■ **Short exercise**
Extract word for word the lines of the listing from its start to the line holding "const textColor = '#595959';", both ends kept; pictures are not part of the copy.

## Start Dataset extract

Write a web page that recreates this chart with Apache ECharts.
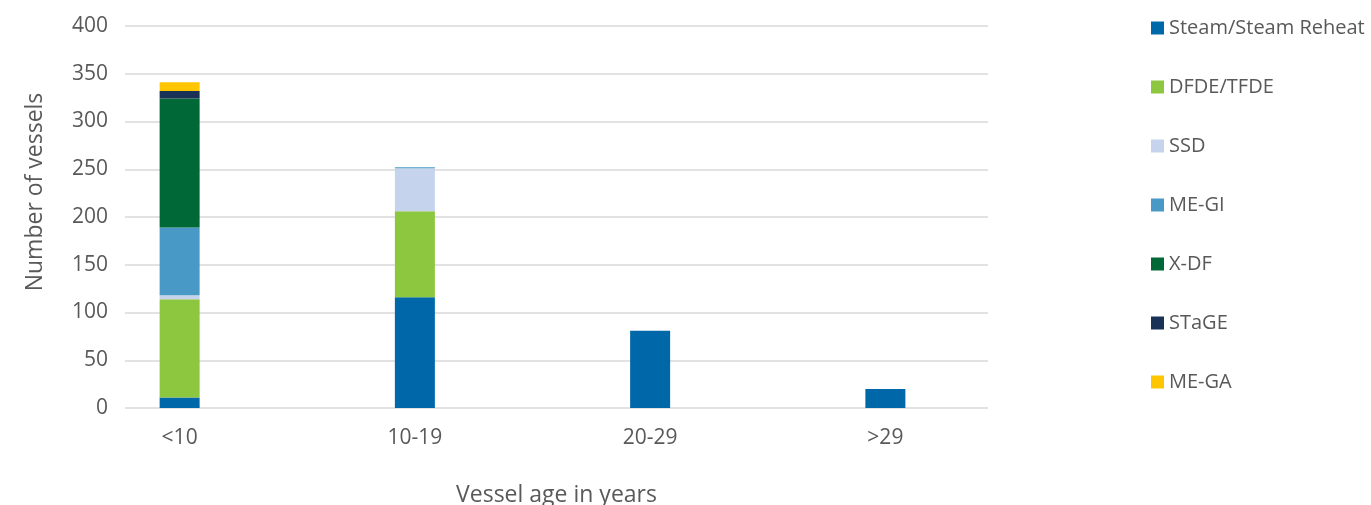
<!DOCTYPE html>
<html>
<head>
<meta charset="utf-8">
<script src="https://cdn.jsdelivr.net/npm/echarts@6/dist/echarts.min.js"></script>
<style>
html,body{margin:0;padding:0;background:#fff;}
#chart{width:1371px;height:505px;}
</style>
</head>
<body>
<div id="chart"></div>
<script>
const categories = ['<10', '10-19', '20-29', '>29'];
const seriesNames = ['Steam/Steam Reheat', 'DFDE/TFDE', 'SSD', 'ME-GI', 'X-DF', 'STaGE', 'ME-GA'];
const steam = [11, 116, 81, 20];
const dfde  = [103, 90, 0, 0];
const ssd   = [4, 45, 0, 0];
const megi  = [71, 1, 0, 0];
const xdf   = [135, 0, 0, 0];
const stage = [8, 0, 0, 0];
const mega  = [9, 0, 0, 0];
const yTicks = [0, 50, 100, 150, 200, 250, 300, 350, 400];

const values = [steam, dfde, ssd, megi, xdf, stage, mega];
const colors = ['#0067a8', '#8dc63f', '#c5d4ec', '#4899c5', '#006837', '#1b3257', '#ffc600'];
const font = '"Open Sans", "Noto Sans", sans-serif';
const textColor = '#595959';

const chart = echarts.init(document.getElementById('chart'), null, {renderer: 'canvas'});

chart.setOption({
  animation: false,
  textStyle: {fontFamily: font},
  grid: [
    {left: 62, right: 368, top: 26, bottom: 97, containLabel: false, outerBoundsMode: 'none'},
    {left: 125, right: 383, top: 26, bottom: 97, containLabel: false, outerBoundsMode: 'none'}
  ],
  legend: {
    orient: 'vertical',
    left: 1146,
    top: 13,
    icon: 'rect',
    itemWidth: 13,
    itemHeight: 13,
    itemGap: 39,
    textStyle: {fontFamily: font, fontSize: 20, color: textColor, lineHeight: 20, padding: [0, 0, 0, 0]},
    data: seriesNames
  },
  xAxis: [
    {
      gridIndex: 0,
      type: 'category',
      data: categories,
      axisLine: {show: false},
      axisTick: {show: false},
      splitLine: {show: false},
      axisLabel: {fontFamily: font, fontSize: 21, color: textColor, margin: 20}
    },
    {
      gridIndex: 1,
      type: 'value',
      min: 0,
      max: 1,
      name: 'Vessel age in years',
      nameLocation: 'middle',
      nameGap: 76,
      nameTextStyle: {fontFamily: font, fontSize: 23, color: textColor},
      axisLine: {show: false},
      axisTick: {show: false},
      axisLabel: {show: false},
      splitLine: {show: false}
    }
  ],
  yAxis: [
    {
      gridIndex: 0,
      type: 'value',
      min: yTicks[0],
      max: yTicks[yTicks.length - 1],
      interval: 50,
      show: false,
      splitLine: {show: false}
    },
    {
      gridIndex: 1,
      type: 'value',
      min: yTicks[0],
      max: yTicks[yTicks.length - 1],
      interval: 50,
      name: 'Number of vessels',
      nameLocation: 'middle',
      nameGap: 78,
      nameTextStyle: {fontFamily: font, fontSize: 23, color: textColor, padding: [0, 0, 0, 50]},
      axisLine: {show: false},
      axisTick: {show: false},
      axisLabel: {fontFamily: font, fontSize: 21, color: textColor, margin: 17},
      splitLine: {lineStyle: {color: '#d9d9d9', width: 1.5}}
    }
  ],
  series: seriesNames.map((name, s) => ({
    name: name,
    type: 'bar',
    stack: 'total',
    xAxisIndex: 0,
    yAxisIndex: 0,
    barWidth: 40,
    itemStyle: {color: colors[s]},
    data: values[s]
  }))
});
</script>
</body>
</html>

## End Dataset extract

■ **Task answer**
Write a web page that recreates this chart with Apache ECharts.
<!DOCTYPE html>
<html>
<head>
<meta charset="utf-8">
<script src="https://cdn.jsdelivr.net/npm/echarts@6/dist/echarts.min.js"></script>
<style>
html,body{margin:0;padding:0;background:#fff;}
#chart{width:1371px;height:505px;}
</style>
</head>
<body>
<div id="chart"></div>
<script>
const categories = ['<10', '10-19', '20-29', '>29'];
const seriesNames = ['Steam/Steam Reheat', 'DFDE/TFDE', 'SSD', 'ME-GI', 'X-DF', 'STaGE', 'ME-GA'];
const steam = [11, 116, 81, 20];
const dfde  = [103, 90, 0, 0];
const ssd   = [4, 45, 0, 0];
const megi  = [71, 1, 0, 0];
const xdf   = [135, 0, 0, 0];
const stage = [8, 0, 0, 0];
const mega  = [9, 0, 0, 0];
const yTicks = [0, 50, 100, 150, 200, 250, 300, 350, 400];

const values = [steam, dfde, ssd, megi, xdf, stage, mega];
const colors = ['#0067a8', '#8dc63f', '#c5d4ec', '#4899c5', '#006837', '#1b3257', '#ffc600'];
const font = '"Open Sans", "Noto Sans", sans-serif';
const textColor = '#595959';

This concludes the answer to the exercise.